Sustainability Fund — bigger cheques, longer view
In addition to the second exploratory fund, YMV also added another vehicle to its repertoire this year with last month’s launch of its new $100m Yamaha Motor Sustainability Fund.
With a slightly smaller portfolio in mind, Patel says the size of the cheques will be fatter than its exploratory series as they will also go in a bit later. It will take a longer view, with a 15-year horizon, than the 10-year exploratory vehicle.
“When we are investing out of our sustainability fund, I think we are changing the thesis there in terms of what stage we are investing in because some of us have some battle wounds from cleantech 1.0.
“We know that getting some of these sustainable technologies or clean technologies into production into the market requires a lot of testing and validation. It is not simple, and so we are taking a more conservative approach that we do want to see more product-market fit validation before we invest.”
The later-stage focus – series B and beyond – and longer investment horizon required splitting the sustainability investments into a separate fund series.
“From a corporate level, as well as from the venture unit standpoint, I think we wanted to differentiate [the sustainability fund] investments [from the exploratory funds] because we know it will take a longer time horizon to actually implement those technologies,” explains Patel.
He does also say that the sustainability fund may still go in earlier at series A if an investment looks compelling enough and de-risked technologically.
Combatting portfolio brain drain
YMV does not lock portfolio companies into commercial agreements as part of any investment but does let them know that they would be ready to engage once they have the bandwidth and capacity.

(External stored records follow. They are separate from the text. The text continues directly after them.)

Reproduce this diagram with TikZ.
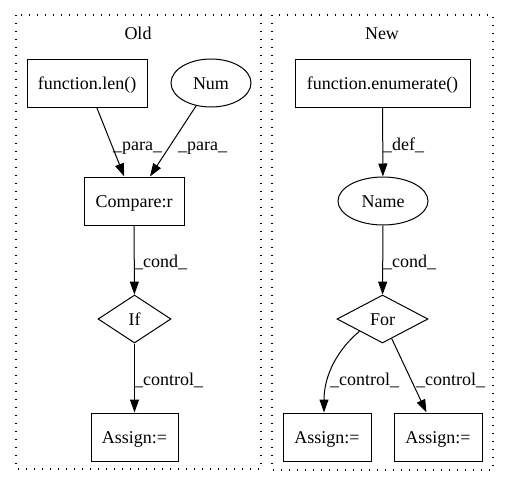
\documentclass[tikz,border=0pt]{standalone}
\usepackage{fontspec}
\setmainfont{Liberation Serif}
\usetikzlibrary{shapes.geometric,arrows.meta}
\begin{document}
\begin{tikzpicture}[x=1pt,y=-1pt,
  font=\fontsize{18}{20}\selectfont,
  every node/.style={inner sep=0pt, text height=12pt, text depth=0pt},
  gbox/.style={draw, line width=1pt, rectangle, minimum height=48pt},
  gell/.style={draw, line width=1pt, ellipse, minimum height=48pt},
  gdia/.style={draw, line width=1pt, diamond, aspect=1.5, minimum height=48pt},
  arr/.style={line width=1pt, -{Triangle[length=13pt,width=9pt]}},
  lab/.style={anchor=base west, text height=, text depth=},
  clus/.style={line width=1.25pt, dash pattern=on 1.25pt off 6.75pt},
  ttl/.style={anchor=base}
]
\useasboundingbox (0,0) rectangle (509,488);
% clusters
\draw[clus] (16,15) rectangle (261,469);
\draw[clus] (272,15) rectangle (493,470);
\node[ttl] (told) at (138,39) {Old};
\node[ttl] (tnew) at (382,39) {New};
% Old nodes
\node[gbox, minimum width=120pt] (len) at (87,83) {function.len()};
\node[gell, minimum width=80pt] (num) at (211,83) {Num};
\node[gbox, minimum width=100pt] (cmp) at (134,201) {Compare:r};
\node[gdia, minimum width=73pt] (if) at (134.5,319) {If};
\node[gbox, minimum width=87pt] (asg) at (134.5,437) {Assign:=};
% New nodes
\node[gbox, minimum width=175pt] (enu) at (382.5,83) {function.enumerate()};
\node[gell, minimum width=90pt] (name) at (383,201) {Name};
\node[gdia, minimum width=91pt] (for) at (382.5,319) {For};
\node[gbox, minimum width=88pt] (a1) at (327,437) {Assign:=};
\node[gbox, minimum width=88pt] (a2) at (438,437) {Assign:=};
% Old edges
\draw[arr] (len) -- (cmp);
\draw[arr] (num) -- (cmp);
\draw[arr] (cmp) -- (if);
\draw[arr] (if) -- (asg);
\node[lab] (lp1) at (113,150) {\_para\_};
\node[lab] (lp2) at (178,150) {\_para\_};
\node[lab] (lc1) at (134,267) {\_cond\_};
\node[lab] (lk1) at (134,385) {\_control\_};
% New edges
\draw[arr] (enu) -- (name);
\draw[arr] (name) -- (for);
\draw[arr] (for.south west) .. controls (338,349) and (324,375) .. ([xshift=-3pt]a1.north);
\draw[arr] (for) -- (a2);
\node[lab] (ld) at (383,150) {\_def\_};
\node[lab] (lc2) at (383,267) {\_cond\_};
\node[lab] (lk2) at (330,385) {\_control\_};
\node[lab] (lk3) at (416,385) {\_control\_};
\end{tikzpicture}
\end{document}
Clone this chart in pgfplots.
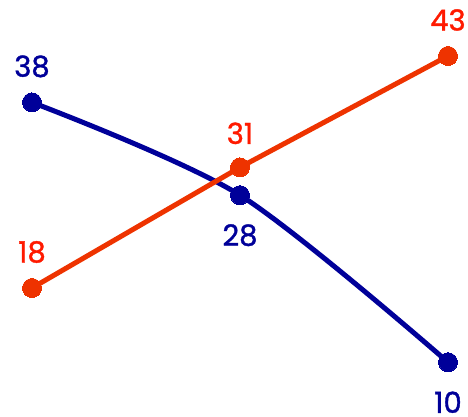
\documentclass[border=0pt]{standalone}
\usepackage{fontspec}
\setmainfont{Poppins}
\newfontfamily\lblfont{Poppins}[FakeBold=1.2]
\usepackage{pgfplots}
\pgfplotsset{compat=1.18}

\definecolor{navy}{HTML}{000099}
\definecolor{redline}{HTML}{EE3300}
\definecolor{redlabel}{HTML}{FF1A00}

\begin{document}
\begin{tikzpicture}
\begin{axis}[
    width=468pt, height=416pt,
    scale only axis,
    hide axis,
    clip=false,
    xmin=-0.1538, xmax=2.0962,
    ymin=4.207, ymax=49.03,
    /pgf/number format/assume math mode=true,
    lbl/.style={draw=none, mark=none,
        nodes near coords,
        every node near coord/.append style={font=\lblfont\fontsize{29}{29}\selectfont, anchor=center}},
]
% blue series
\addplot[navy, line width=5pt, smooth, mark=*, mark size=9.5pt,
    mark options={fill=navy, draw=navy, line width=0pt}]
    coordinates {(0,38) (1,28) (2,10)};
% red series
\addplot[redline, line width=5pt, mark=*, mark size=9.5pt,
    mark options={fill=redline, draw=redline, line width=0pt}]
    coordinates {(0,18) (1,31) (2,43)};

% labels
\addplot[lbl, every node near coord/.append style={text=navy, yshift=36pt}]
    coordinates {(0,38)};
\addplot[lbl, every node near coord/.append style={text=navy, yshift=-40pt}]
    coordinates {(1,28) (2,10)};
\addplot[lbl, every node near coord/.append style={text=redlabel, yshift=36pt}]
    coordinates {(0,18) (2,43)};
\addplot[lbl, every node near coord/.append style={text=redlabel, yshift=34pt}]
    coordinates {(1,31)};
\end{axis}
\pgfresetboundingbox
\path (current axis.south west) rectangle (current axis.north east);
\end{tikzpicture}
\end{document}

Part of the problem that can face promising young startups is a brain drain to the larger companies that can offer more money, leaving gaps that can slow growth. The ability to bridge those gaps is part of the value the unit would like to bring.
“We have recently started a new program where we are bringing engineers from Japan to help our portfolio companies – whether it be in big data analytics, or just mechanical engineering or electrical engineering – because we have noticed some of our portfolio companies losing talent to the likes of Amazon and Google or Facebook that can pay double or triple the salaries.
And so, we are trying to bring some of our engineers to help our portfolio companies during this kind of talent gap or as they are going through the hiring process.”
Beyond a talent stop-gap, a corporate’s assistance, be it for engineering or software, can be a crucial part of a startup’s development in the early stages and is something Patel says all corporates would do well to extend to portfolio companies.